Wondering what happens to your resume when you e-mail it to an executive recruiter as part of a job search campaign?
Contrary to long-standing conventional wisdom, many recruiters are actually more receptive to receiving unsolicited resumes than used to be the case, and they do generate some good responses. Most will at least give your message a quick look and decide whether it holds potential immediate interest for them or at least may be something they’ll want to keep in their files for possible future reference. Of course, there are still many who will ignore any resume received in this manner, preferring to source their candidates through networking or their own research.
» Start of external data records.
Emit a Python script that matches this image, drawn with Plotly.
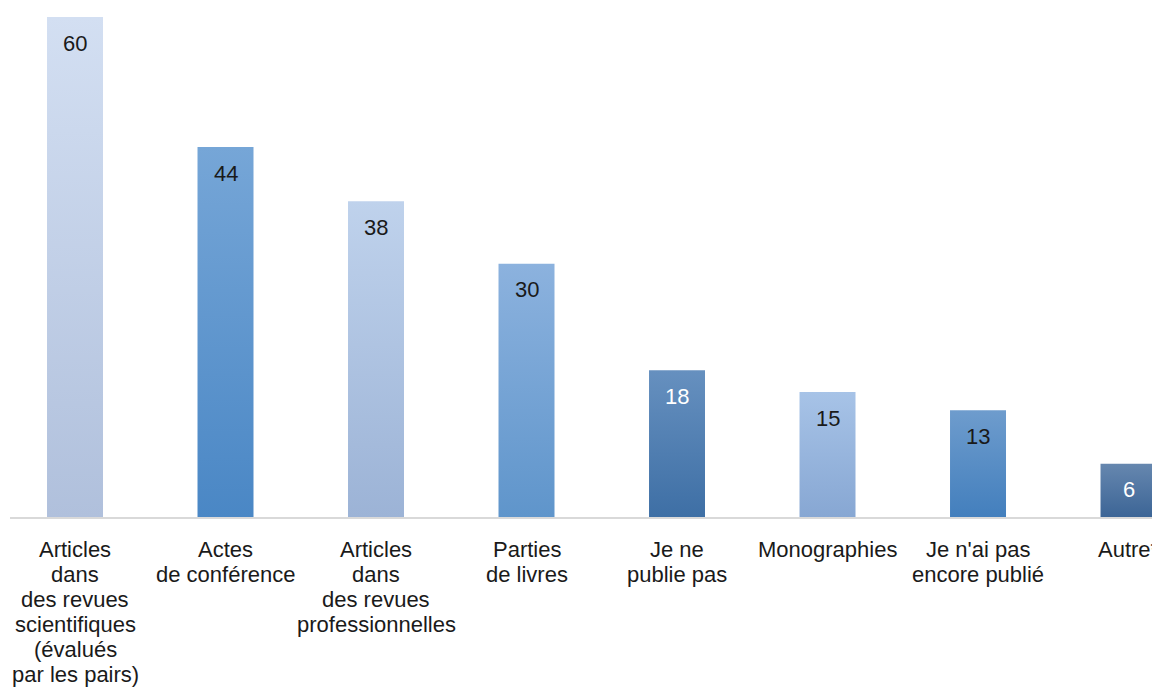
import plotly.graph_objects as go

category_lines = [
    ["Articles", "dans", "des revues", "scientifiques", "(évalués", "par les pairs)"],
    ["Actes", "de conférence"],
    ["Articles", "dans", "des revues", "professionnelles"],
    ["Parties", "de livres"],
    ["Je ne", "publie pas"],
    ["Monographies"],
    ["Je n'ai pas", "encore publié"],
    ["Autre*"],
]
values = [60.0, 44.4, 37.9, 30.4, 17.6, 15.0, 12.8, 6.4]
labels = [str(round(v)) for v in values]
top_colors = ["#d3dff2", "#76a6d7", "#bfd2ec", "#8cb2de", "#6690bf", "#a7c3e7", "#6e9ccd", "#6687af"]
bottom_colors = ["#b0c0dc", "#4a87c5", "#9cb3d6", "#5f95cb", "#3e6fa5", "#87a7d3", "#437fbd", "#3c6596"]
label_colors = ["#1a1a1a", "#1a1a1a", "#1a1a1a", "#1a1a1a", "#ffffff", "#1a1a1a", "#1a1a1a", "#ffffff"]

BAR_W = 0.372
FONT = "Liberation Sans, Arial, Helvetica, sans-serif"
FS = 22
LINE_H = 25

fig = go.Figure()
for i, v in enumerate(values):
    x0, x1 = i - BAR_W / 2, i + BAR_W / 2
    fig.add_trace(go.Scatter(
        x=[x0, x1, x1, x0, x0],
        y=[0, 0, v, v, 0],
        mode="lines",
        line=dict(width=0),
        fill="toself",
        fillgradient=dict(
            type="vertical",
            start=0,
            stop=v,
            colorscale=[[0, bottom_colors[i]], [1, top_colors[i]]],
        ),
        hoverinfo="skip",
        showlegend=False,
    ))
    fig.add_annotation(
        x=i, y=v, text=labels[i], showarrow=False,
        yanchor="middle", yshift=-26,
        font=dict(family=FONT, size=FS, color=label_colors[i]),
    )
    for k, line in enumerate(category_lines[i]):
        fig.add_annotation(
            x=i, xref="x", y=0, yref="paper", text=line, showarrow=False,
            xanchor="center", yanchor="middle", yshift=-(32 + LINE_H * k),
            font=dict(family=FONT, size=FS, color="#1a1a1a"),
        )

fig.update_layout(
    width=1152, height=680,
    margin=dict(l=2, r=0, t=9, b=171),
    plot_bgcolor="white", paper_bgcolor="white",
    showlegend=False,
    font=dict(family=FONT, size=FS, color="#1a1a1a"),
)
fig.update_xaxes(
    range=[-0.4319, 7.2092],
    showticklabels=False,
    showgrid=False, zeroline=False,
    showline=True, linecolor="#d9d9d9", linewidth=2,
    ticks="",
)
fig.update_yaxes(
    range=[0, 60], visible=False, showgrid=False, zeroline=False,
)

fig.write_html("out.html")
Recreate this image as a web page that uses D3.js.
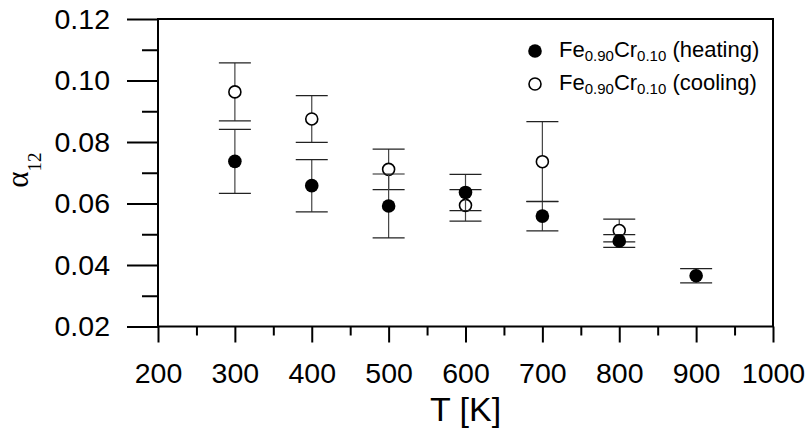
<!DOCTYPE html>
<html>
<head>
<meta charset="utf-8">
<script src="https://cdn.jsdelivr.net/npm/d3@7"></script>
<style>
  body { margin: 0; background: #fff; }
  svg { display: block; }
  text { font-family: "Liberation Sans", Arial, sans-serif; fill: #000; }
</style>
</head>
<body>
<div id="container"></div>
<script>
// Chart Data
var temps = [300, 400, 500, 600, 700, 800, 900];
var heating = [0.0737, 0.0658, 0.0592, 0.0636, 0.0559, 0.0478, 0.0365];
var heatingErr = [0.0104, 0.0085, 0.0104, 0.0059, 0.0048, 0.0021, 0.0023];
var coolTemps = [300, 400, 500, 600, 700, 800];
var cooling = [0.0963, 0.0875, 0.0711, 0.0594, 0.0736, 0.0512];
var coolingErr = [0.0094, 0.0076, 0.0066, 0.0051, 0.0130, 0.0037];
var xTicks = [200, 300, 400, 500, 600, 700, 800, 900, 1000];
var xMinor = [250, 350, 450, 550, 650, 750, 850, 950];
var yTicks = [0.02, 0.04, 0.06, 0.08, 0.10, 0.12];
var yMinor = [0.03, 0.05, 0.07, 0.09, 0.11];

var W = 807, H = 428;
var box = {left: 158, right: 773, top: 19, bottom: 326.5};

var svg = d3.select('#container').append('svg')
    .attr('width', W)
    .attr('height', H);

var x = d3.scaleLinear().domain([200, 1000]).range([box.left, box.right]);
var y = d3.scaleLinear().domain([0.02, 0.12]).range([box.bottom, box.top]);

// Minor Ticks First, Then Major Ticks With Labels
svg.append('g')
    .attr('transform', 'translate(0,' + box.bottom + ')')
    .call(d3.axisBottom(x).tickValues(xMinor).tickSize(9).tickSizeOuter(0).tickFormat(''))
    .call(function(g) { g.select('.domain').remove(); });
svg.append('g')
    .attr('transform', 'translate(0,' + box.bottom + ')')
    .call(d3.axisBottom(x).tickValues(xTicks).tickSize(16).tickSizeOuter(0).tickPadding(20).tickFormat(d3.format('d')))
    .call(function(g) { g.select('.domain').remove(); });

svg.append('g')
    .attr('transform', 'translate(' + box.left + ',0)')
    .call(d3.axisLeft(y).tickValues(yMinor).tickSize(16).tickSizeOuter(0).tickFormat(''))
    .call(function(g) { g.select('.domain').remove(); });
svg.append('g')
    .attr('transform', 'translate(' + box.left + ',0)')
    .call(d3.axisLeft(y).tickValues(yTicks).tickSize(31).tickSizeOuter(0).tickPadding(17).tickFormat(d3.format('.2f')))
    .call(function(g) { g.select('.domain').remove(); });

svg.selectAll('.tick line').attr('stroke', '#000').attr('stroke-width', 2);
svg.selectAll('.tick text')
    .attr('fill', '#000')
    .style('font-size', '28.5px')
    .style('font-family', '"Liberation Sans", Arial, sans-serif');

// Plot Frame
svg.append('rect')
    .attr('x', box.left)
    .attr('y', box.top)
    .attr('width', box.right - box.left)
    .attr('height', box.bottom - box.top)
    .attr('fill', 'none')
    .attr('stroke', '#000')
    .attr('stroke-width', 2);

// Error Bars And Markers For One Series
function drawSeries(xs, vals, errs, filled) {
  var g = svg.append('g');
  var rows = xs.map(function(t, i) { return {t: t, v: vals[i], e: errs[i]}; });
  g.selectAll('line.bar').data(rows).enter().append('line')
      .attr('x1', function(d) { return x(d.t); })
      .attr('x2', function(d) { return x(d.t); })
      .attr('y1', function(d) { return y(d.v + d.e); })
      .attr('y2', function(d) { return y(d.v - d.e); })
      .attr('stroke', '#444')
      .attr('stroke-width', 1.2);
  [1, -1].forEach(function(s) {
    g.selectAll('line.cap' + s).data(rows).enter().append('line')
        .attr('x1', function(d) { return x(d.t) - 16; })
        .attr('x2', function(d) { return x(d.t) + 16; })
        .attr('y1', function(d) { return y(d.v + s * d.e); })
        .attr('y2', function(d) { return y(d.v + s * d.e); })
        .attr('stroke', '#222')
        .attr('stroke-width', 1.2);
  });
  g.selectAll('circle').data(rows).enter().append('circle')
      .attr('cx', function(d) { return x(d.t); })
      .attr('cy', function(d) { return y(d.v); })
      .attr('r', filled ? 6.8 : 6)
      .attr('fill', filled ? '#000' : '#fff')
      .attr('stroke', '#000')
      .attr('stroke-width', filled ? 0 : 1.6);
}

drawSeries(coolTemps, cooling, coolingErr, false);
drawSeries(temps, heating, heatingErr, true);

// Legend
var legend = [
  {label: '(heating)', filled: true, y: 51},
  {label: '(cooling)', filled: false, y: 84}
];
legend.forEach(function(d) {
  svg.append('circle')
      .attr('cx', 535)
      .attr('cy', d.y)
      .attr('r', d.filled ? 6.8 : 6)
      .attr('fill', d.filled ? '#000' : '#fff')
      .attr('stroke', '#000')
      .attr('stroke-width', d.filled ? 0 : 1.6);
  var t = svg.append('text')
      .attr('x', 559)
      .attr('y', d.y + 6)
      .style('font-size', '22px');
  t.append('tspan').text('Fe');
  t.append('tspan').attr('dy', 4).style('font-size', '15px').text('0.90');
  t.append('tspan').attr('dy', -4).text('Cr');
  t.append('tspan').attr('dy', 4).style('font-size', '15px').text('0.10');
  t.append('tspan').attr('dy', -4).text(' ' + d.label);
});

// Axis Titles
svg.append('text')
    .attr('x', (box.left + box.right) / 2)
    .attr('y', 421)
    .attr('text-anchor', 'middle')
    .style('font-size', '34px')
    .text('T [K]');

var yt = svg.append('text')
    .attr('transform', 'translate(28,170) rotate(-90)')
    .attr('text-anchor', 'middle')
    .style('font-family', '"Liberation Serif", "Times New Roman", serif')
    .style('font-size', '31px');
yt.append('tspan').text('α');
yt.append('tspan').attr('dy', 13).style('font-size', '19px').text('12');
</script>
</body>
</html>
ExecuNet’s 15th Annual Job Market Intelligence Report offers the following statistics showing the shift in recruiter attitudes in the past 15 years:
Selectively Respond: 45%/75%
Answer All: 24%/8%
Do Not Respond: 21%/3%
Other (such as postcard) 10%/15%
You can see that a large proportion do selectively respond, which tells me that (1) You want to make sure your e-mail message and resume are attention-getters, (2) Since most do at least briefly review the resume, lack of an immediate response does not mean all is lost–yours may be in the reserve-for-future-consideration pile, (3) It is to your advantage to actively network with recruiters when you DON’T need them for your own job search, so your name will be familiar and your resume welcome when you send it.